Intel is a near monopoly too. No matter how you slice or dice it, Intel can trounce its very few competitors if it wanted to. When you sit on 70%+ of the market then you in reality own that market up to a degree. And if the company in question is not watched like a hawk for exploiting this massive market advantage in an anti competitive way then the company will do so.. we have seen it before and will see it again. And for the record, I am an Intel man because they have the superior product (for now).
Monopolies or near monopolies are in no ones interest regardless if it is an EU company, Japanese company or an American company. But I guess the nationalistic cloud of stupidity triumphs over logic and common sense yet again.
Vich they were paying suppliers to not use AMD products.
Very anti competitive.
You forgot one:
5. a Board game from Milton Bradly played by evil rich kids.
Which of the above would be legal/illegal if you decided the rules in a capatilistic market? Why?
Paying distribution companies and retailers money so they delay the release of a competitors product.
Paying a company money to not sell a competitors product.
Paying a supplier money to inflate the price or deny components to a competitor.
Collaborating with a competitor to fix prices.
Lowering prices below profitable levels to force less sustainable competitors out of the market.

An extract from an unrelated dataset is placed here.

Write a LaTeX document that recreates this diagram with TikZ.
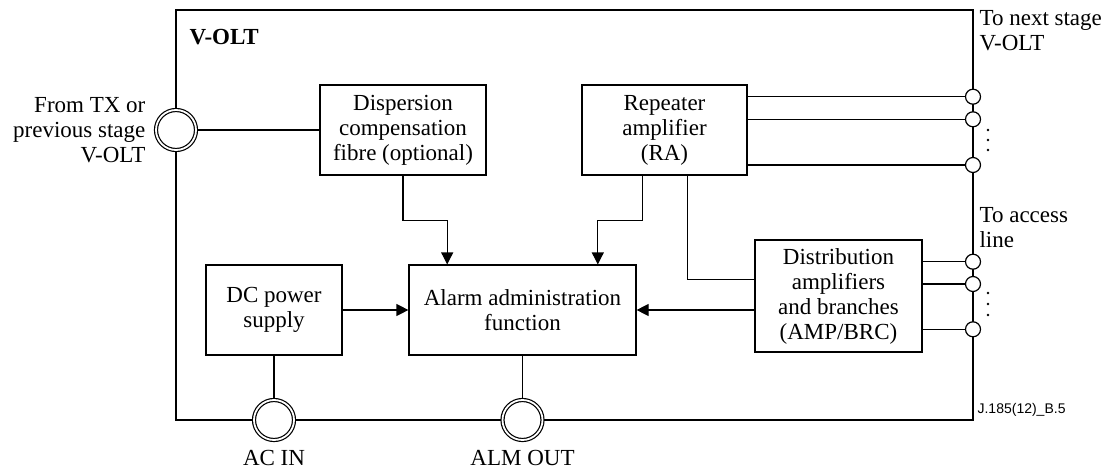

The Commission found that between 2002 and 2007, Intel had paid manufacturers and a retailer to favour its chips over those of Advanced Micro Devices (AMD).
What's wrong with that?
Blame the OEM, not Intel.
Intel Monopoly
Intel Playing Monopoly? - Industry News - Overclockers Club
Basically rulings like this are merely going to raise the price of computers for the rest of us.
GG.
Although at times I do think that if AMD is the better of the two then they will eventually prevail.
I like AMD because you get similar power without the Intel cost.

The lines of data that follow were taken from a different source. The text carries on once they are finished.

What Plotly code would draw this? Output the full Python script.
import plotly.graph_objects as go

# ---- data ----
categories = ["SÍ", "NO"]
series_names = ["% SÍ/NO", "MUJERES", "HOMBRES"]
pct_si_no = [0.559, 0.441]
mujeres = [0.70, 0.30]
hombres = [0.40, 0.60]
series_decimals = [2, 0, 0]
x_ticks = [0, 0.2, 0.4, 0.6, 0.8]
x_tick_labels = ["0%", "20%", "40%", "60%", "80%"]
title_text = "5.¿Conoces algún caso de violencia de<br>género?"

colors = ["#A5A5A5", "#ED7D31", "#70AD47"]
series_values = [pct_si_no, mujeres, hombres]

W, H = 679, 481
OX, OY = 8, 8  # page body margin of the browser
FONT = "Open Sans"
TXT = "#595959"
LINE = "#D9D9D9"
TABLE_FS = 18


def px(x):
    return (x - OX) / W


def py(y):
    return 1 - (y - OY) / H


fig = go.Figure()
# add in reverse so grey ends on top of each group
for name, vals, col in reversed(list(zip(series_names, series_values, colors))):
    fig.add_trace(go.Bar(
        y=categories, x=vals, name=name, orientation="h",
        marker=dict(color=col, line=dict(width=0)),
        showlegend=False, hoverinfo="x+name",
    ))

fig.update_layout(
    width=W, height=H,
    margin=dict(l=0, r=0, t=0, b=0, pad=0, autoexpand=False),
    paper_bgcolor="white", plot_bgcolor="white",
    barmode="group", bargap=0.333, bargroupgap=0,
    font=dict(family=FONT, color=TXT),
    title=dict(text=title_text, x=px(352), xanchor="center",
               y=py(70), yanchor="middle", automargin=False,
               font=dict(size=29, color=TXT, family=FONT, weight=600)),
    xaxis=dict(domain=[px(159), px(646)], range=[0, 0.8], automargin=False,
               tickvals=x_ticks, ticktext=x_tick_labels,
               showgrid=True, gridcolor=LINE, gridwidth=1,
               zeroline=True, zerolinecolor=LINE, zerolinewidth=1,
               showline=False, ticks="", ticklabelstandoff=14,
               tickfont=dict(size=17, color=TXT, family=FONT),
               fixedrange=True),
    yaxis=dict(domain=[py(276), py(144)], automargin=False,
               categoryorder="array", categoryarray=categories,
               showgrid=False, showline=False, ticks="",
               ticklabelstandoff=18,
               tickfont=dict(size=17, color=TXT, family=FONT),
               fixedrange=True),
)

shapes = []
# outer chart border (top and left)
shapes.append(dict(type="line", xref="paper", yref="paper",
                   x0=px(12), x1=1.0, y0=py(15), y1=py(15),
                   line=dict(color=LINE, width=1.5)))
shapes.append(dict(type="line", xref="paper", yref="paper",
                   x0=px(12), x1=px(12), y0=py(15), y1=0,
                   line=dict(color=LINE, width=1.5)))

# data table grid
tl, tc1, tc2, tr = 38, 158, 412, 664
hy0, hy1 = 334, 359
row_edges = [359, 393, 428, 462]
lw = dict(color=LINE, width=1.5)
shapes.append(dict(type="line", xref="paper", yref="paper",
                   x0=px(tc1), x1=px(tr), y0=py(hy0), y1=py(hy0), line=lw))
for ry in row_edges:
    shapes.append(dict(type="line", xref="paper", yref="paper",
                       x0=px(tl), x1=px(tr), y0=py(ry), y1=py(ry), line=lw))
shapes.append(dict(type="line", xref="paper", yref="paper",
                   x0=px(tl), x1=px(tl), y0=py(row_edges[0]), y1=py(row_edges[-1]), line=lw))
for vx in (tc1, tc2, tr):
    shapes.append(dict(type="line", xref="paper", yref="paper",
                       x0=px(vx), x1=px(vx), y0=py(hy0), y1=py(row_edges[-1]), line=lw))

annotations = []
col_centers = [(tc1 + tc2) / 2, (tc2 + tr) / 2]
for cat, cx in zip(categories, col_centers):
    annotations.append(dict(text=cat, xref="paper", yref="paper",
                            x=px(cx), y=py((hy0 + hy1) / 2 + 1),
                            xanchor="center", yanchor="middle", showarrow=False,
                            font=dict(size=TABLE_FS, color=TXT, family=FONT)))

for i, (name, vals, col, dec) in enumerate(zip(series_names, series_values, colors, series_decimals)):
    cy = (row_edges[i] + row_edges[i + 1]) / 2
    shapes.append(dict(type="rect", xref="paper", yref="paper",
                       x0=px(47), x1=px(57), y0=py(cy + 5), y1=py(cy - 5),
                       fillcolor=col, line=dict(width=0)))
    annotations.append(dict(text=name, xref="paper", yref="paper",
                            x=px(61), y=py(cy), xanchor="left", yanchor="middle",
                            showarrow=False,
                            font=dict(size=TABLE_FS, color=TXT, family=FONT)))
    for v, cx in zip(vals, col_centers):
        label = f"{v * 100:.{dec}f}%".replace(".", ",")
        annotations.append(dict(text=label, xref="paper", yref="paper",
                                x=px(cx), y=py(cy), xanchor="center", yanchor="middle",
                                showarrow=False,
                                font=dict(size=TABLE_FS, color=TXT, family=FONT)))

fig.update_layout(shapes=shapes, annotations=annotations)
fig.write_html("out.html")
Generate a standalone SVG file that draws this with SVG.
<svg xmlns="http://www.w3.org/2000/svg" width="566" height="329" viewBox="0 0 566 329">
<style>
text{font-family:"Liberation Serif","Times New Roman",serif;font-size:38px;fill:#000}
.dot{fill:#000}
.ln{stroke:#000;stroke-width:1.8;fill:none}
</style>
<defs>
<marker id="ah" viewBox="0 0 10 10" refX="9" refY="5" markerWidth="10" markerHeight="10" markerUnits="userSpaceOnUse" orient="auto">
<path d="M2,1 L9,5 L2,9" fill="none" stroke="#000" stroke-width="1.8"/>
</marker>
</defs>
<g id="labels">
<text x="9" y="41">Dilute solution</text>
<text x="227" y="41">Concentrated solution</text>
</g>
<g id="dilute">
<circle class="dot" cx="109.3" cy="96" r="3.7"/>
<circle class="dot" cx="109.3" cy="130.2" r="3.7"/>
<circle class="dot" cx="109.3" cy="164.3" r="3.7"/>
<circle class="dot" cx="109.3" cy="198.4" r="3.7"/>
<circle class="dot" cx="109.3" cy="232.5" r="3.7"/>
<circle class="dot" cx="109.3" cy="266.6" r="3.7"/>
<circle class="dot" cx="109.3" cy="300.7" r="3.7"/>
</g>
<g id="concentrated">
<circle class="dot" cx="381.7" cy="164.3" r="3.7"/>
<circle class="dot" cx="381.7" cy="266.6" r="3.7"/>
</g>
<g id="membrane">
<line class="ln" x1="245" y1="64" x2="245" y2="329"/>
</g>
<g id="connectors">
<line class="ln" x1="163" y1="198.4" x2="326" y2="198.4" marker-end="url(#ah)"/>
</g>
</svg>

Pretty much. AMD offers for I'd venture 90% of people the raw processing power they need but at half the cost if not more. I don't know anyone who actually uses the full extent of a 775 pin Quad Core. But they pay for it though the nose when they could have gotten a Quad Core from AMD or even a Triple Core for much, much, much less. I have Intel stock, but AMD is a much better value for most users. Not for those running Crysis at 70 FPS, but most folks.

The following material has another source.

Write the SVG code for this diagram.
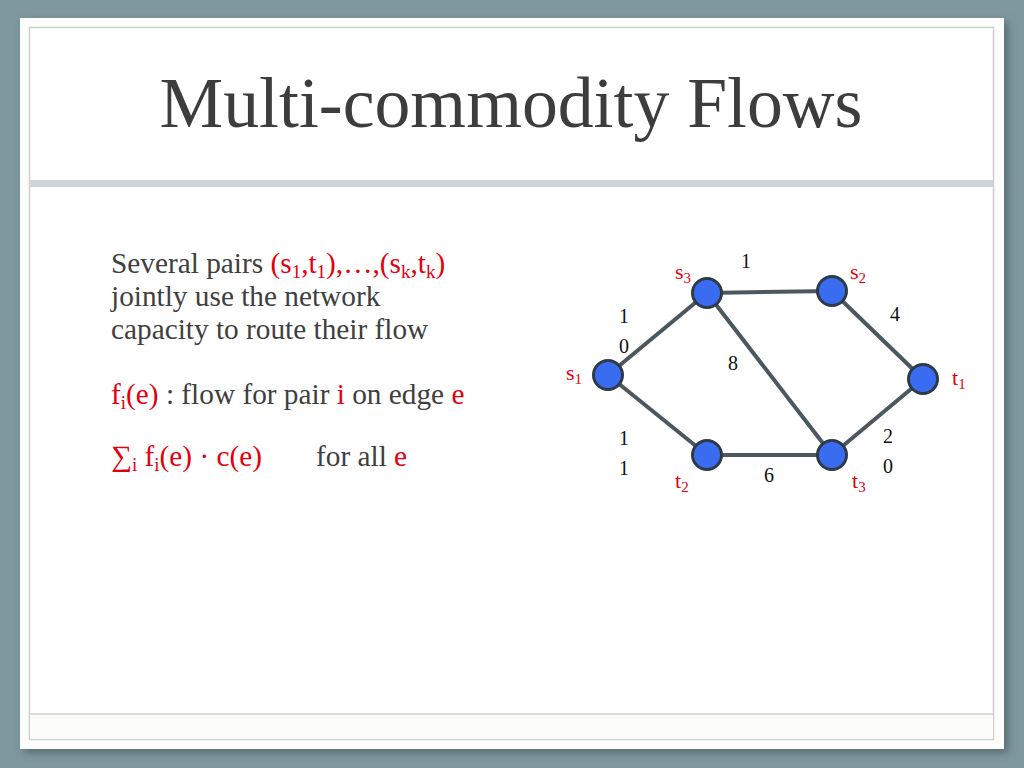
<svg xmlns="http://www.w3.org/2000/svg" width="1024" height="768" viewBox="0 0 1024 768">
<defs>
<filter id="sh" x="-5%" y="-5%" width="110%" height="110%">
<feGaussianBlur stdDeviation="4"/>
</filter>
<style>
.t{font-family:"Liberation Serif","Times New Roman",serif;}
.body{font-size:29.3px;fill:#3f3f3f;}
.r{fill:#e3000f;}
.edge{stroke:#4b5860;stroke-width:4;stroke-linecap:round;fill:none;}
.node{fill:#3a6cf2;stroke:#2e3b47;stroke-width:3;}
.gl{font-size:20px;fill:#111;}
.nl{font-size:22px;fill:#e3000f;}
.sub{font-size:15px;}
.bs{font-size:19px;}
</style>
</defs>
<rect width="1024" height="768" fill="#7f979f"/>
<rect x="24" y="22" width="984" height="731" fill="#3e4f56" opacity="0.6" filter="url(#sh)"/>
<rect x="20" y="18" width="984" height="731" fill="#fdfdfb"/>
<rect x="29.5" y="27.5" width="964" height="712" fill="#ffffff" stroke="#cfcfcc" stroke-width="1.5"/>
<rect x="30" y="180" width="963" height="7" fill="#d1d4d7"/>
<line x1="30" y1="714" x2="993" y2="714" stroke="#d0d0cd" stroke-width="1.5"/>
<rect x="30" y="715" width="963" height="24" fill="#fcfcfa"/>

<text class="t" x="511" y="127" font-size="71.7" fill="#3d3d3d" text-anchor="middle">Multi-commodity Flows</text>

<g id="bullets">
<text class="t body" x="111" y="273">Several pairs <tspan class="r">(s<tspan class="bs" dy="5">1</tspan><tspan dy="-5">,t</tspan><tspan class="bs" dy="5">1</tspan><tspan dy="-5">),…,(s</tspan><tspan class="bs" dy="5">k</tspan><tspan dy="-5">,t</tspan><tspan class="bs" dy="5">k</tspan><tspan dy="-5">)</tspan></tspan></text>
<text class="t body" x="111" y="306">jointly use the network</text>
<text class="t body" x="111" y="339">capacity to route their flow</text>
<text class="t body" x="111" y="404"><tspan class="r">f</tspan><tspan class="r bs" dy="5">i</tspan><tspan class="r" dy="-5">(e)</tspan> : flow for pair <tspan class="r">i</tspan> on edge <tspan class="r">e</tspan></text>
<text class="t body" x="111" y="466"><tspan class="r">∑</tspan><tspan class="r bs" dy="5">i</tspan><tspan class="r" dy="-5"> f</tspan><tspan class="r bs" dy="5">i</tspan><tspan class="r" dy="-5">(e) · c(e)</tspan></text>
<text class="t body" x="316" y="466">for all <tspan class="r">e</tspan></text>
</g>

<g id="connectors">
<line class="edge" x1="608" y1="375" x2="707" y2="293"/>
<line class="edge" x1="608" y1="375" x2="707" y2="455"/>
<line class="edge" x1="707" y1="293" x2="832" y2="291"/>
<line class="edge" x1="707" y1="293" x2="832" y2="455"/>
<line class="edge" x1="832" y1="291" x2="923" y2="379"/>
<line class="edge" x1="707" y1="455" x2="832" y2="455"/>
<line class="edge" x1="832" y1="455" x2="923" y2="379"/>
</g>

<g id="edge-labels" class="t gl" text-anchor="middle">
<text x="746" y="268">1</text>
<text x="624" y="323">1</text>
<text x="624" y="353">0</text>
<text x="733" y="370">8</text>
<text x="895" y="321">4</text>
<text x="624" y="445">1</text>
<text x="624" y="475">1</text>
<text x="769" y="482">6</text>
<text x="888" y="443">2</text>
<text x="888" y="473">0</text>
</g>

<g id="node-s1"><circle class="node" cx="608" cy="375" r="14.5"/><text class="t nl" x="566" y="380">s<tspan class="sub" dy="4">1</tspan></text></g>
<g id="node-s3"><circle class="node" cx="707" cy="293" r="14.5"/><text class="t nl" x="675" y="279">s<tspan class="sub" dy="4">3</tspan></text></g>
<g id="node-s2"><circle class="node" cx="832" cy="291" r="14.5"/><text class="t nl" x="850" y="279">s<tspan class="sub" dy="4">2</tspan></text></g>
<g id="node-t1"><circle class="node" cx="923" cy="379" r="14.5"/><text class="t nl" x="952" y="385">t<tspan class="sub" dy="4">1</tspan></text></g>
<g id="node-t2"><circle class="node" cx="707" cy="455" r="14.5"/><text class="t nl" x="675" y="488">t<tspan class="sub" dy="4">2</tspan></text></g>
<g id="node-t3"><circle class="node" cx="832" cy="455" r="14.5"/><text class="t nl" x="852" y="488">t<tspan class="sub" dy="4">3</tspan></text></g>
</svg>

Pretty much. AMD offers for I'd venture 90% of people the raw processing power they need but at half the cost if not more. I don't know anyone who actually uses the full extent of a 775 pin Quad Core. But they pay for it though the nose when they could have gotten a Quad Core from AMD or even a Triple Core for much, much, much less. I have Intel stock, but AMD is a much better value for most users. Not for those running Crysis at 70 FPS, but most folks.
For example, rival chip manufacturer AMD offered one million free CPUs to one particular computer manufacturer. If the computer manufacturer had accepted all of these, it would have lost Intel's rebate on its many millions of remaining CPU purchases, and would have been worse off overall simply for having accepted this highly competitive offer. In the end, the computer manufacturer took only 160,000 CPUs for free.
Anyone else think the EU Folks have a clue about business?
Also, the fines are not actually high at all. The problem with fining a corporation is that unless the fine hurts their bottom line, they have no incentive to change their behavior. If you can make 10 million breaking the law and only get fined 1 million, what is the incentive to follow the law? Fines either need to high enough to punish those who break the law, or your need to start revoking corporate charters and throwing people in jail. You cannot deter someone from a crime if they can ignore the punishment.
I don't think that is illegal as long as it doesn't create a monopoly. From what I've heard anti-trust laws are vague: you can't "unreasonably exclude firms from the market or significantly impair their ability to compete".I pay you money so you buy my products. And you go to jail for that in the US and/or pay hefty fines.
I don't think that is illegal as long as it doesn't create a monopoly.
From what I've heard anti-trust laws are vague: you can't "unreasonably exclude firms from the market or significantly impair their ability to compete".
Getting kickbacks from the government is different then defining terms of purchase or sale between companies. The typical use of "kickback" is one when a person is bribed with individual compensation, not an entire company.I don't know about that. Firms and people get fined and go to jail for engaging in kickbacks. Many mafia are in jail partially because DAs could prove that they engaged in illegal kickbacks.
The real problem is that many necessary business practices can have the impression of unfair practice. No doubt many companies use this to their advantage.I guess so, but given how the article is worded, what Intel did was a kick back. Even if it did not hamper competition, defending their actions is pretty ridiculous. I don't see why if as a country we proclaim it to be illegal for people to do it why companies engaging in it is any better.